Stated goal ▸ Would you restate all the data that follows, word for word?

Recorded information ▸

☆ ☆ ☆ ☆ ☆ ☆ ☆

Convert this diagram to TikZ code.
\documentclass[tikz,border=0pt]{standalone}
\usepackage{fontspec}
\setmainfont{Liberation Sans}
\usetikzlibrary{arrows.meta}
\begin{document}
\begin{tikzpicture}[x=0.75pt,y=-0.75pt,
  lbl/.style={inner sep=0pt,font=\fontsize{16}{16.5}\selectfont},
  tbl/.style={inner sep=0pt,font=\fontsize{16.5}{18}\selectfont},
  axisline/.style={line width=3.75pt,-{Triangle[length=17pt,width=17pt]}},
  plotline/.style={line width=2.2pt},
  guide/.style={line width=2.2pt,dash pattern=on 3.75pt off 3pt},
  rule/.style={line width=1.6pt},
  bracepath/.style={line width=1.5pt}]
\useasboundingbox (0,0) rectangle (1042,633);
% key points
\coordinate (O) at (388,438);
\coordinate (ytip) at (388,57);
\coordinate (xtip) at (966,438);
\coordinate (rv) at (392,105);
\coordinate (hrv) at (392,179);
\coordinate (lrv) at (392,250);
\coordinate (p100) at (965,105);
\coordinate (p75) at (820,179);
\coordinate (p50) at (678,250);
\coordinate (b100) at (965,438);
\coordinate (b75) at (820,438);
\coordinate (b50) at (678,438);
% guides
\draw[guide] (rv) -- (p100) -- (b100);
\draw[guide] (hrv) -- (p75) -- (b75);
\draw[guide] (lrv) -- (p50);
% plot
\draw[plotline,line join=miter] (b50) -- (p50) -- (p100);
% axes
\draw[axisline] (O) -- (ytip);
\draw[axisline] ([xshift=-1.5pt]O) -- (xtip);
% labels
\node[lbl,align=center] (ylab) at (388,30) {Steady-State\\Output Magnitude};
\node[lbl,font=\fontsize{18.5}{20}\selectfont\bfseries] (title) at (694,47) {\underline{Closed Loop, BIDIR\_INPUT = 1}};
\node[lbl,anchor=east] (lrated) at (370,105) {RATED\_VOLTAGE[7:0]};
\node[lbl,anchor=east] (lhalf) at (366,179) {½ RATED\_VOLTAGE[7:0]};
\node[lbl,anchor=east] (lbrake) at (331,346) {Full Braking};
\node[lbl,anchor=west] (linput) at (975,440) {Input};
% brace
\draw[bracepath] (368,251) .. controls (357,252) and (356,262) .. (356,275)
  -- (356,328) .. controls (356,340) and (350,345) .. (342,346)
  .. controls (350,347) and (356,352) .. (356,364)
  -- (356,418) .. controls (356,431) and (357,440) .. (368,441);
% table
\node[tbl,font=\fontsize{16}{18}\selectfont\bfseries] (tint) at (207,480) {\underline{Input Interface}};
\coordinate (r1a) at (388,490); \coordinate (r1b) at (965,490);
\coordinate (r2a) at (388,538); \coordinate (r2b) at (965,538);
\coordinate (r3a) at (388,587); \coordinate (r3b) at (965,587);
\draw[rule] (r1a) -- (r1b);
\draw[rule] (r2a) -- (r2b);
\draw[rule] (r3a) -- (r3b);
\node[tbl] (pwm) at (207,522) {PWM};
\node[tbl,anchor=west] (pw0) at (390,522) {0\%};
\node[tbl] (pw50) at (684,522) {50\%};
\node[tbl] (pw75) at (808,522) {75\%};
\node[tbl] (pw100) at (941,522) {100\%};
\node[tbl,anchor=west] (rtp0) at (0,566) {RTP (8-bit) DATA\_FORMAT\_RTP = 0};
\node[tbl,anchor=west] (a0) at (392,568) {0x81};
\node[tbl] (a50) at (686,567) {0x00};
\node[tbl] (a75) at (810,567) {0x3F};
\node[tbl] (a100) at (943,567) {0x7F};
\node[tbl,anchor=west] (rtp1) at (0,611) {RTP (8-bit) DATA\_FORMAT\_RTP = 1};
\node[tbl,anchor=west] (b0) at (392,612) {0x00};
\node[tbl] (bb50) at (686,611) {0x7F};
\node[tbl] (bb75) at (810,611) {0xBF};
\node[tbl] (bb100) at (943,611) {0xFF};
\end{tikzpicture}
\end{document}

☆ ☆ ☆ ☆ ☆ ☆ ☆

Solution below ▸
Convert this diagram to TikZ code.
\documentclass[tikz,border=0pt]{standalone}
\usepackage{fontspec}
\setmainfont{Liberation Sans}
\usetikzlibrary{arrows.meta}
\begin{document}
\begin{tikzpicture}[x=0.75pt,y=-0.75pt,
  lbl/.style={inner sep=0pt,font=\fontsize{16}{16.5}\selectfont},
  tbl/.style={inner sep=0pt,font=\fontsize{16.5}{18}\selectfont},
  axisline/.style={line width=3.75pt,-{Triangle[length=17pt,width=17pt]}},
  plotline/.style={line width=2.2pt},
  guide/.style={line width=2.2pt,dash pattern=on 3.75pt off 3pt},
  rule/.style={line width=1.6pt},
  bracepath/.style={line width=1.5pt}]
\useasboundingbox (0,0) rectangle (1042,633);
% key points
\coordinate (O) at (388,438);
\coordinate (ytip) at (388,57);
\coordinate (xtip) at (966,438);
\coordinate (rv) at (392,105);
\coordinate (hrv) at (392,179);
\coordinate (lrv) at (392,250);
\coordinate (p100) at (965,105);
\coordinate (p75) at (820,179);
\coordinate (p50) at (678,250);
\coordinate (b100) at (965,438);
\coordinate (b75) at (820,438);
\coordinate (b50) at (678,438);
% guides
\draw[guide] (rv) -- (p100) -- (b100);
\draw[guide] (hrv) -- (p75) -- (b75);
\draw[guide] (lrv) -- (p50);
% plot
\draw[plotline,line join=miter] (b50) -- (p50) -- (p100);
% axes
\draw[axisline] (O) -- (ytip);
\draw[axisline] ([xshift=-1.5pt]O) -- (xtip);
% labels
\node[lbl,align=center] (ylab) at (388,30) {Steady-State\\Output Magnitude};
\node[lbl,font=\fontsize{18.5}{20}\selectfont\bfseries] (title) at (694,47) {\underline{Closed Loop, BIDIR\_INPUT = 1}};
\node[lbl,anchor=east] (lrated) at (370,105) {RATED\_VOLTAGE[7:0]};
\node[lbl,anchor=east] (lhalf) at (366,179) {½ RATED\_VOLTAGE[7:0]};
\node[lbl,anchor=east] (lbrake) at (331,346) {Full Braking};
\node[lbl,anchor=west] (linput) at (975,440) {Input};
% brace
\draw[bracepath] (368,251) .. controls (357,252) and (356,262) .. (356,275)
  -- (356,328) .. controls (356,340) and (350,345) .. (342,346)
  .. controls (350,347) and (356,352) .. (356,364)
  -- (356,418) .. controls (356,431) and (357,440) .. (368,441);
% table
\node[tbl,font=\fontsize{16}{18}\selectfont\bfseries] (tint) at (207,480) {\underline{Input Interface}};
\coordinate (r1a) at (388,490); \coordinate (r1b) at (965,490);
\coordinate (r2a) at (388,538); \coordinate (r2b) at (965,538);
\coordinate (r3a) at (388,587); \coordinate (r3b) at (965,587);
\draw[rule] (r1a) -- (r1b);
\draw[rule] (r2a) -- (r2b);
\draw[rule] (r3a) -- (r3b);
\node[tbl] (pwm) at (207,522) {PWM};
\node[tbl,anchor=west] (pw0) at (390,522) {0\%};
\node[tbl] (pw50) at (684,522) {50\%};
\node[tbl] (pw75) at (808,522) {75\%};
\node[tbl] (pw100) at (941,522) {100\%};
\node[tbl,anchor=west] (rtp0) at (0,566) {RTP (8-bit) DATA\_FORMAT\_RTP = 0};
\node[tbl,anchor=west] (a0) at (392,568) {0x81};
\node[tbl] (a50) at (686,567) {0x00};
\node[tbl] (a75) at (810,567) {0x3F};
\node[tbl] (a100) at (943,567) {0x7F};
\node[tbl,anchor=west] (rtp1) at (0,611) {RTP (8-bit) DATA\_FORMAT\_RTP = 1};
\node[tbl,anchor=west] (b0) at (392,612) {0x00};
\node[tbl] (bb50) at (686,611) {0x7F};
\node[tbl] (bb75) at (810,611) {0xBF};
\node[tbl] (bb100) at (943,611) {0xFF};
\end{tikzpicture}
\end{document}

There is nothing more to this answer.